「若き日の奥田瑛ニさんと渡辺謙さんが狂気の医学生を演じる」海と毒薬 山川夏子さんの映画レビュー(感想・評価)
若き日の奥田瑛ニさんと渡辺謙さんが狂気の医学生を演じる
遠藤周作著の小説『海と毒薬』は中高生の頃、父から「お前にはまだ早い」と読むのを控えさせられていた作品でした。
以来、何十年も興味を持たないようにして来た作品で、今回、渡辺謙さんの若い頃の作品で映画があるというので、齢50を過ぎて初めて映画で「海と毒薬」のストーリーを知りました。
ショッキングな内容で、亡き父が高校生の私に読ませたくないと考えたのも納得しました。

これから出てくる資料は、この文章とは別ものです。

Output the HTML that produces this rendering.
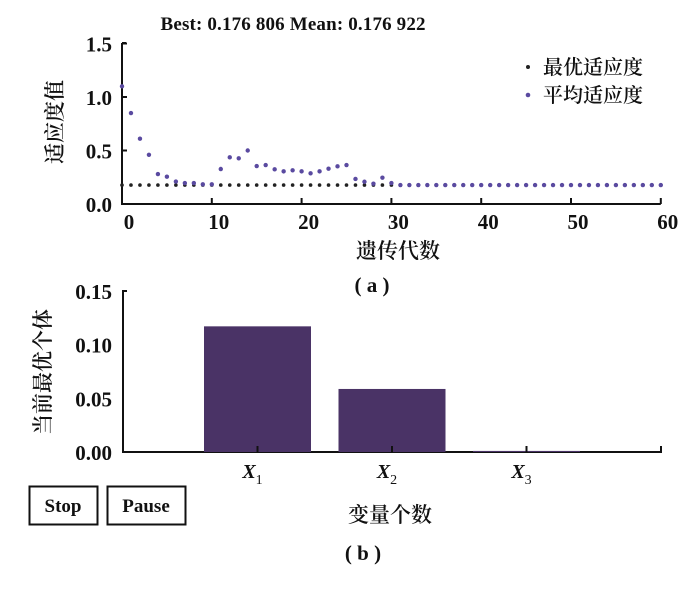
<!DOCTYPE html>
<html><head><meta charset="utf-8"><style>
body{margin:0;background:#fff}
text{font-family:"Liberation Serif","Noto Serif CJK SC",serif;fill:#111}
.cjk{font-weight:600}
</style></head><body>
<svg id="c" width="700" height="589" viewBox="0 0 700 589" xmlns="http://www.w3.org/2000/svg">
<text x="293" y="30" font-size="19" font-weight="bold" text-anchor="middle" textLength="265">Best: 0.176 806 Mean: 0.176 922</text>
<g id="gtop"></g>
<g id="gbot"></g>
<text class="cjk" x="398" y="258" font-size="21" text-anchor="middle">遗传代数</text>
<text x="372" y="292" font-size="21" font-weight="bold" text-anchor="middle">( a )</text>
<text class="cjk" transform="translate(62,122) rotate(-90)" font-size="21" text-anchor="middle">适应度值</text>
<text class="cjk" transform="translate(50,372) rotate(-90)" font-size="21" text-anchor="middle">当前最优个体</text>
<text class="cjk" x="390" y="522" font-size="21" text-anchor="middle">变量个数</text>
<text x="363" y="560" font-size="21" font-weight="bold" text-anchor="middle">( b )</text>
<g><rect x="29.5" y="486.5" width="68" height="38" fill="#fff" stroke="#111" stroke-width="2"/><text x="63" y="512" font-size="19" font-weight="bold" text-anchor="middle">Stop</text></g>
<g><rect x="107.5" y="486.5" width="78" height="38" fill="#fff" stroke="#111" stroke-width="2"/><text x="146" y="512" font-size="19" font-weight="bold" text-anchor="middle">Pause</text></g>
<g>
<circle cx="528" cy="67" r="2" fill="#222"/><text class="cjk" x="543" y="74" font-size="20">最优适应度</text>
<circle cx="528" cy="95" r="2.3" fill="#5a4aa0"/><text class="cjk" x="543" y="102" font-size="20">平均适应度</text>
</g>
</svg>
<script>
const generations=[];for(let i=0;i<=60;i++)generations.push(i);
const meanFitness=[1.10,0.85,0.61,0.46,0.28,0.255,0.21,0.196,0.196,0.184,0.184,0.327,0.436,0.427,0.50,0.355,0.364,0.324,0.305,0.315,0.305,0.287,0.305,0.33,0.352,0.364,0.234,0.208,0.19,0.246,0.196,0.177,0.177,0.177,0.177,0.177,0.177,0.177,0.177,0.177,0.177,0.177,0.177,0.177,0.177,0.177,0.177,0.177,0.177,0.177,0.177,0.177,0.177,0.177,0.177,0.177,0.177,0.177,0.177,0.177,0.177];
const bestFitness=generations.map(()=>0.1768);
const xTicksA=[0,10,20,30,40,50,60];
const yTicksA=[0,0.5,1.0,1.5];
const yLabelsA=['0.0','0.5','1.0','1.5'];
const barCats=['X1','X2','X3'];
const barValues=[0.117,0.0587,0.001];
const yTicksB=[0,0.05,0.10,0.15];
const yLabelsB=['0.00','0.05','0.10','0.15'];
const NS='http://www.w3.org/2000/svg';
function mk(p,t,a){const e=document.createElementNS(NS,t);for(const k in a)e.setAttribute(k,a[k]);p.appendChild(e);return e;}
const gTop=document.getElementById('gtop'),gBot=document.getElementById('gbot');
const xA=v=>122+v*8.98, yA=v=>204-v*107;
let e=mk(gTop,'path',{d:`M122,43 V204 H${xA(60)}`,fill:'none',stroke:'#111','stroke-width':2});


mk(gTop,'line',{x1:122,x2:126,y1:43,y2:43,stroke:'#111','stroke-width':2});
xTicksA.forEach(t=>{mk(gTop,'line',{x1:xA(t),x2:xA(t),y1:204,y2:198,stroke:'#111','stroke-width':2});
 e=mk(gTop,'text',{x:xA(t)+7,y:229,'font-size':21,'font-weight':'bold','text-anchor':'middle'});e.textContent=t;
 
 });
yTicksA.forEach((t,i)=>{mk(gTop,'line',{x1:122,x2:127,y1:yA(t),y2:yA(t),stroke:'#111','stroke-width':2});
 e=mk(gTop,'text',{x:112,y:yA(t)+8,'font-size':21,'font-weight':'bold','text-anchor':'end'});e.textContent=yLabelsA[i];
 
 });
generations.forEach((g,i)=>{e=mk(gTop,'circle',{cx:xA(g),cy:yA(bestFitness[i]),r:1.8,fill:'#222'});
 
 });
generations.forEach((g,i)=>{e=mk(gTop,'circle',{cx:xA(g),cy:yA(meanFitness[i]),r:2.2,fill:'#5a4aa0'});
 
 });
const xB=v=>123+v*134.5, yB=v=>452-v*1074;
e=mk(gBot,'path',{d:`M127,291 H123 V452 H661 V446`,fill:'none',stroke:'#111','stroke-width':2});


yTicksB.forEach((t,i)=>{e=mk(gBot,'text',{x:112,y:yB(t)+8,'font-size':21,'font-weight':'bold','text-anchor':'end'});e.textContent=yLabelsB[i];
 
 });
barCats.forEach((c,i)=>{const cx=xB(i+1),h=Math.max(1,452-yB(barValues[i]));
 e=mk(gBot,'rect',{x:cx-53.5,y:452-h,width:107,height:h,fill:'#4a3366'});
 
 
 mk(gBot,'line',{x1:cx,x2:cx,y1:452,y2:446,stroke:'#111','stroke-width':2});
 e=mk(gBot,'text',{x:cx-5,y:478,'font-size':20,'font-style':'italic','font-weight':'bold','text-anchor':'middle'});
 e.innerHTML=c[0]+'<tspan font-size="14" dy="6" font-style="normal" font-weight="normal">'+c.slice(1)+'</tspan>';
 
 });
</script>
</body></html>
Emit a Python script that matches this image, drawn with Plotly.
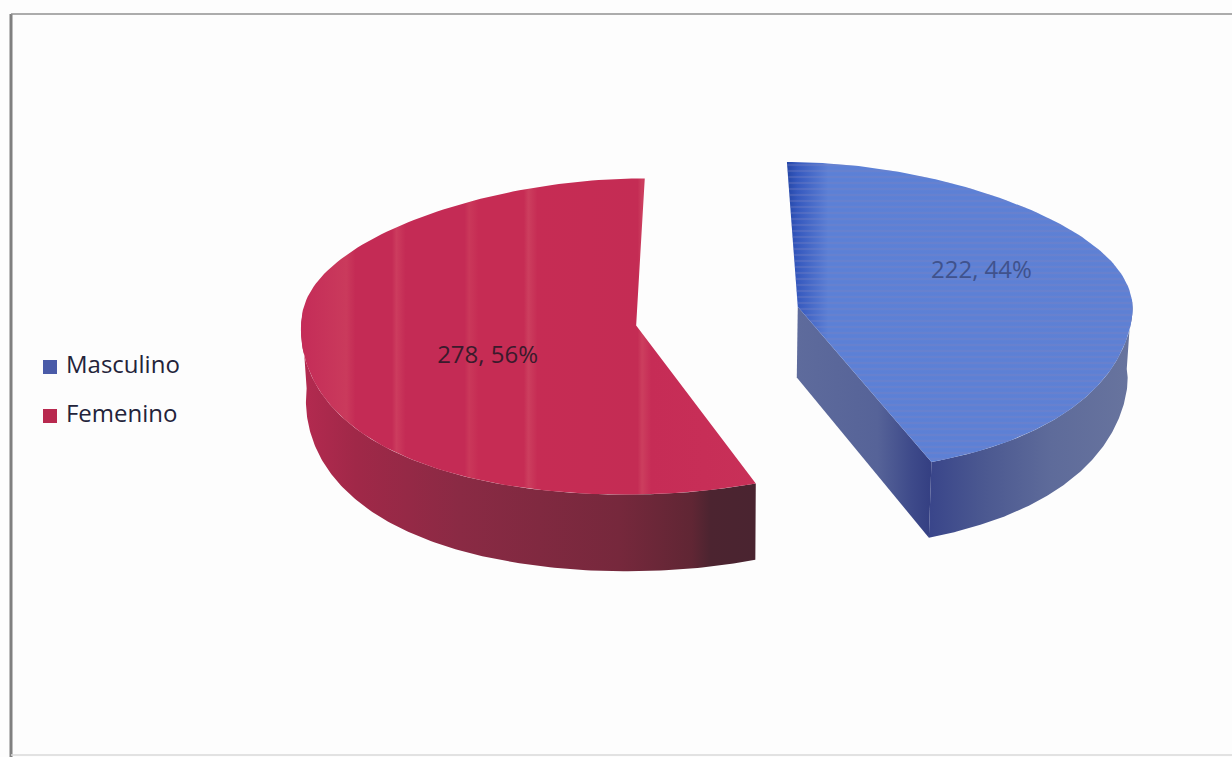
import numpy as np
import plotly.graph_objects as go

# Survey totals by sex
categories = ["Masculino", "Femenino"]
values = [222, 278]
swatch_colors = ["#4A5BA8", "#B8294F"]
top_colors = ["#5C80D6", "#C62C56"]
label_colors = ["#40528C", "#3A1A2C"]
label_radii = [0.6, 0.48]
label_turn = [-12, -14]

total = sum(values)
sweeps = [v / total * 360 for v in values]

# Simple perspective camera for the exploded 3D pie
X0, Y0 = 717, 316
FX, FY, FZ = 335, 156, 71
WIDEN = 0.12
PERSPECTIVE_Y = 0.07
DEPTH_SHRINK = 0.012
EXPLODE = 0.245
EXPLODE_LIFT = 1.4


def project(x, y, z=0.0):
    sx = (1 - DEPTH_SHRINK * z) * (1 - WIDEN * y * np.abs(y))
    sy = 1 / (1 + PERSPECTIVE_Y * y)
    return X0 + FX * sx * x, Y0 - FY * sy * y + FZ * sy * z


def wedge_point(theta_deg, radius, centre, z=0.0):
    t = np.radians(theta_deg)
    return project(centre[0] + radius * np.sin(t), centre[1] + radius * np.cos(t), z)


def explode_centre(start, sweep):
    mid = np.radians(start + sweep / 2)
    return EXPLODE * np.sin(mid), EXPLODE * EXPLODE_LIFT * np.cos(mid)


def arc(start, end, centre, z=0.0, n=160):
    xs, ys = wedge_point(np.linspace(start, end, n), 1.0, centre, z)
    return list(xs), list(ys)


def solid(fig, xs, ys, colorscale=None, gradient="horizontal", color=None):
    fill = dict(type=gradient, colorscale=colorscale) if colorscale else None
    fig.add_trace(go.Scatter(
        x=xs + xs[:1], y=ys + ys[:1], mode="lines", fill="toself",
        line=dict(width=0, color=color or "rgba(0,0,0,0)"),
        fillcolor=color, fillgradient=fill,
        hoverinfo="skip", showlegend=False,
    ))


def stripes(fig, xs, ys, shape, fg):
    fig.add_trace(go.Scatter(
        x=xs + xs[:1], y=ys + ys[:1], mode="lines", fill="toself",
        line=dict(width=0), fillcolor="rgba(0,0,0,0)",
        fillpattern=dict(shape=shape, size=6, solidity=0.35, fgcolor=fg, bgcolor="rgba(0,0,0,0)"),
        hoverinfo="skip", showlegend=False,
    ))


fig = go.Figure()

blue_start, blue_end = 0, sweeps[0]
red_start, red_end = sweeps[0], 360
blue_c = explode_centre(blue_start, sweeps[0])
red_c = explode_centre(red_start, sweeps[1])

# Blue slice: cut face, outer wall, then top
ax, ay = project(*blue_c)
ax_low, ay_low = project(*blue_c, 1.0)
ex, ey = wedge_point(blue_end, 1.0, blue_c)
ex_low, ey_low = wedge_point(blue_end, 1.0, blue_c, 1.0)
solid(fig, [ax, ex, ex_low, ax_low], [ay, ey, ey_low, ay_low],
      colorscale=[[0, "#5E6B9C"], [0.6, "#566398"], [0.85, "#3E4A8A"], [1, "#343F82"]])
wx, wy = arc(87, blue_end, blue_c)
wxl, wyl = arc(87, blue_end, blue_c, 1.0)
solid(fig, wx + wxl[::-1], wy + wyl[::-1],
      colorscale=[[0, "#39458A"], [0.25, "#4A5790"], [0.6, "#5E6B9A"], [1, "#68749E"]])
tx, ty = arc(blue_start, blue_end, blue_c)
blue_top_x, blue_top_y = [float(ax)] + tx, [float(ay)] + ty
solid(fig, blue_top_x, blue_top_y,
      colorscale=[[0, "#2446A8"], [0.03, "#3558BE"], [0.12, top_colors[0]], [1, "#5E80D4"]])
stripes(fig, blue_top_x, blue_top_y, "-", "rgba(125,130,190,0.6)")

# Red slice: outer wall, then top
wx, wy = arc(red_start, 273, red_c)
wxl, wyl = arc(red_start, 273, red_c, 1.0)
solid(fig, wx + wxl[::-1], wy + wyl[::-1],
      colorscale=[[0, "#B42A50"], [0.12, "#A02848"], [0.35, "#8A2A44"],
                  [0.7, "#76283C"], [0.86, "#602634"], [0.9, "#4C2430"], [1, "#4A2430"]])
tx, ty = arc(red_start, red_end, red_c)
ax, ay = project(*red_c)
solid(fig, [float(ax)] + tx, [float(ay)] + ty,
      colorscale=[[0, "#C42C58"], [0.1, "#CA3A5C"], [0.12, "#C42B55"], [0.2, "#C42B55"],
                  [0.21, "#CC3C5E"], [0.23, "#C42B55"], [0.36, "#C42B55"], [0.37, "#CA385A"],
                  [0.39, "#C62C54"], [0.49, "#C62C54"], [0.5, "#CC3E5E"], [0.52, "#C62C54"],
                  [0.74, "#C42C54"], [0.75, "#CC3E5E"], [0.77, "#C62C56"], [1, "#C83058"]])

# Value labels sit on each top face, just off the slice's mid angle
for cat_i, (start, sweep, centre) in enumerate(
        [(blue_start, sweeps[0], blue_c), (red_start, sweeps[1], red_c)]):
    lx, ly = wedge_point(start + sweep / 2 + label_turn[cat_i], label_radii[cat_i], centre)
    fig.add_trace(go.Scatter(
        x=[lx], y=[ly], mode="text",
        text=[f"{values[cat_i]}, {round(values[cat_i] / total * 100)}%"],
        textfont=dict(family="Open Sans", size=24, color=label_colors[cat_i]),
        hoverinfo="skip", showlegend=False,
    ))

# Legend column on the left
legend_y = [367, 416]
for name, col, y in zip(categories, swatch_colors, legend_y):
    fig.add_trace(go.Scatter(
        x=[50], y=[y], mode="markers+text", text=[" " + name], textposition="middle right",
        marker=dict(symbol="square", size=14, color=col),
        textfont=dict(family="Open Sans", size=24, color="#23233A"),
        hoverinfo="skip", showlegend=False,
    ))

fig.update_layout(
    width=1232, height=757, margin=dict(l=0, r=0, t=0, b=0),
    paper_bgcolor="#FDFDFD", plot_bgcolor="#FDFDFD", showlegend=False,
    xaxis=dict(range=[0, 1232], visible=False, fixedrange=True),
    yaxis=dict(range=[757, 0], visible=False, fixedrange=True),
    shapes=[
        dict(type="line", xref="x", yref="y", x0=11, x1=11, y0=14, y1=757,
             line=dict(color="#808080", width=3)),
        dict(type="line", xref="x", yref="y", x0=11, x1=1232, y0=14, y1=14,
             line=dict(color="#909090", width=1.5)),
        dict(type="line", xref="x", yref="y", x0=11, x1=1232, y0=755, y1=755,
             line=dict(color="#D8D8D8", width=1.5)),
    ],
)

fig.write_html("out.html")
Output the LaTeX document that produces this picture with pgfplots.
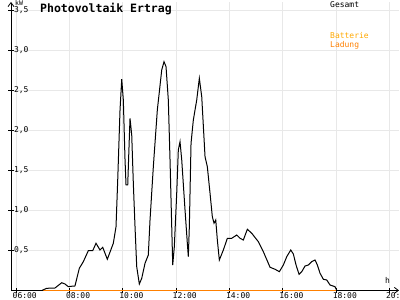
\documentclass[border=0pt]{standalone}
\usepackage{pgfplots}
\pgfplotsset{compat=1.18}
\usetikzlibrary{arrows.meta}
\usepackage{fontspec}
\setmonofont{DejaVu Sans Mono}
\definecolor{ladung}{RGB}{255,128,0}
\definecolor{batt}{RGB}{255,168,0}
\begin{document}
\begin{tikzpicture}[x=1pt,y=1pt]
\useasboundingbox (0,0) rectangle (400,300);
\begin{axis}[
  at={(11pt,9.6pt)}, anchor=south west,
  scale only axis, width=388pt, height=288.4pt,
  xmin=5.8125, xmax=20.36, ymin=0, ymax=3.605,
  axis lines=left,
  axis line style={line width=0.8pt, -{Straight Barb[length=4pt,width=6pt]}},
  xtick={6,8,10,12,14,16,18,20},
  xticklabels={06:00,08:00,10:00,12:00,14:00,16:00,18:00,20:00},
  ytick={0.5,1,1.5,2,2.5,3,3.5},
  yticklabels={{0,5},{1,0},{1,5},{2,0},{2,5},{3,0},{3,5}},
  tick align=center, major tick length=5pt,
  tick style={black, line width=0.8pt},
  grid=major, major grid style={gray!18, line width=0.5pt},
  tick label style={font=\ttfamily\fontsize{8}{8}\selectfont},
  yticklabel style={anchor=west, xshift=2pt},
  xticklabel style={anchor=north west, xshift=-4.5pt, yshift=2pt, inner sep=1pt},
  clip=false,
]
\addplot[ladung, line width=1.4pt] coordinates {(7.0,0) (18.0,0)};
\addplot[black, line width=1pt] coordinates {
(6.975,0) (7.151,0.026) (7.4625,0.03) (7.714,0.096) (7.8375,0.08) (7.961,0.046)
(8.051,0.051) (8.21,0.055) (8.374,0.276) (8.524,0.359) (8.711,0.496) (8.876,0.496)
(9.0,0.589) (9.15,0.505) (9.251,0.539) (9.424,0.389) (9.649,0.589) (9.75,0.796)
(9.814,1.38) (9.9,2.255) (9.964,2.64) (10.024,2.38) (10.088,1.63) (10.125,1.3175)
(10.189,1.3175) (10.2375,1.796) (10.275,2.151) (10.339,1.9425) (10.399,1.339)
(10.4625,0.796) (10.526,0.296) (10.624,0.08) (10.714,0.151) (10.8375,0.339)
(10.961,0.4425) (11.025,0.88) (11.149,1.546) (11.299,2.255) (11.464,2.755)
(11.55,2.859) (11.625,2.796) (11.711,2.38) (11.775,1.63) (11.839,0.796)
(11.876,0.3175) (11.936,0.546) (12.026,1.214) (12.086,1.755) (12.15,1.859)
(12.214,1.63) (12.3375,1.005) (12.424,0.589) (12.461,0.421) (12.499,0.796)
(12.5625,1.839) (12.649,2.13) (12.776,2.38) (12.874,2.651) (12.964,2.421)
(13.0875,1.671) (13.174,1.546) (13.275,1.214) (13.361,0.921) (13.425,0.839)
(13.489,0.88) (13.549,0.63) (13.624,0.38) (13.774,0.505) (13.924,0.651)
(14.089,0.651) (14.276,0.6925) (14.4,0.651) (14.524,0.63) (14.674,0.764)
(14.839,0.714) (15.086,0.609) (15.274,0.484) (15.525,0.289) (15.7125,0.264)
(15.874,0.234) (16.024,0.3175) (16.151,0.421) (16.301,0.505) (16.399,0.455)
(16.5,0.3175) (16.6125,0.201) (16.714,0.234) (16.8375,0.305) (16.961,0.3175)
(17.089,0.359) (17.2125,0.38) (17.299,0.3175) (17.4,0.214) (17.524,0.139)
(17.651,0.13) (17.775,0.0675) (17.9625,0.046) (18.026,0.0)
};
\end{axis}
\node[anchor=north west, inner sep=0pt, font=\ttfamily\bfseries\fontsize{11.5}{11.5}\selectfont] at (40,297) {Photovoltaik Ertrag};
\node[anchor=north west, inner sep=0pt, font=\ttfamily\fontsize{6.5}{6.5}\selectfont] at (15,299.3) {kW};
\node[anchor=south west, inner sep=0pt, font=\ttfamily\fontsize{8}{8}\selectfont] at (385,16) {h};
\node[anchor=north west, inner sep=0pt, font=\ttfamily\fontsize{8}{8}\selectfont] at (330,298.5) {Gesamt};
\node[anchor=north west, inner sep=0pt, font=\ttfamily\fontsize{8}{8}\selectfont, text=batt] at (330,267.5) {Batterie};
\node[anchor=north west, inner sep=0pt, font=\ttfamily\fontsize{8}{8}\selectfont, text=ladung] at (330,259) {Ladung};
\end{tikzpicture}
\end{document}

戦争中に九州大学医学部の病院で実際に行われた米軍捕虜生体解剖事件の話で、人道的に問題のある、日ごろは理性や良心で抑えられている人間の蛮性を「戦争」が解放して、常軌を逸した行動を「正義」だと考えるようになる人間の思考の偏向の恐ろしさを、淡々と描いた描いた作品でした。
チスの人体実験のようなことをやっていたされる731部隊があったことが記録や証言によって明らかになっていますが、戦後日本でヒットした小説の内容がこれかあ…と軽くショックを受けました。昭和を生きた戦中派の皆さんにとっては、「戦時下の狂暴な思考」は他人事ではなく、身近な狂気として、冷静に受け止めていたのかなと思いました。
映画としては、若い頃の渡辺謙さんと奥田瑛二さんが戦時中の医大生で出演されており、金妻に出る前の奥田さん、独眼竜政宗に出る前の渡辺謙さんの、20~30代のお二人の演技が見もので、タイムトラベルをしたような変な感覚があって、渡辺さんはサイコパスな軍部の考えに違和感なく染まっていく医学生を、奥田さんは米軍捕虜の生体解剖に否定的な考えを持ち、良心の呵責に苦しむ医学生をそれぞれ演じておられて、怖いやら苦しいやら。
オールモノクロで、撮影場所も当時はまだ戦前の建物や景色が日本に残っていたんでしょうね、本当に戦前の映画を、「君の名は」や「また逢う日まで」の時代の映画を観ているようで、よく知った俳優さんたちが亡霊のようにみえたり、悪夢を見ているような感じでした。戦争がない時代に生まれて、戦争をしないと宣言した国に生まれてよかったです。